According to him, Nigeria’s petrol import cycle typically lasts between six and eight weeks, making it practically impossible for marketers to immediately reflect lower international crude prices.

“No trader willingly sells at a loss simply to become the first to reduce pump prices,” he said.

Oni further disclosed that import permits for the July-to-September supply window had only recently been approved, meaning cheaper cargoes are yet to arrive in Nigeria.

He added that Nigeria’s relatively low national petrol stock estimated at about 16 days of supply is insufficient to create the competitive pressure required to force marketers into aggressive price reductions.

The energy policy expert also argued that local refining alone does not guarantee cheaper petrol.

According to him, crude supplied to domestic refineries is not always priced strictly in line with prevailing international crude benchmarks or exchange rates.

He added that several other cost components, including freight, marine insurance, storage, financing, regulatory charges and nationwide distribution costs remain largely dollar-denominated and therefore do not automatically decline simply because Brent crude prices have fallen.
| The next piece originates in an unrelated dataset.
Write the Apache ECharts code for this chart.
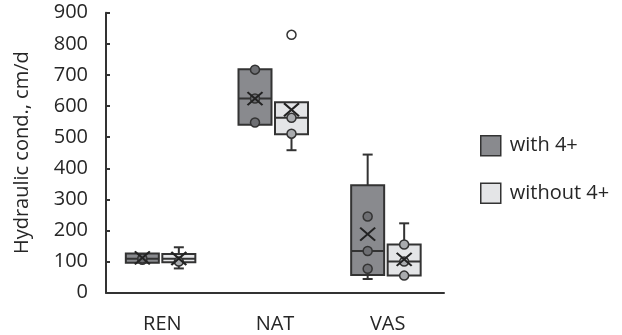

Oni said the continued high pump prices have become particularly painful for Nigerians already struggling with inflation approaching 16 per cent.

He noted that while falling crude prices create expectations of immediate relief, ordinary Nigerians continue to face high transport fares and rising food prices because petrol remains expensive.

“The global headlines may suggest relief, but the Danfo fare and the dinner table tell a different story,” he said.

According to him, petrol influences virtually every sector of the economy through transportation and logistics, meaning the expected cost-of-living relief will only materialise after cheaper inventories replace existing expensive stock and the naira remains relatively stable.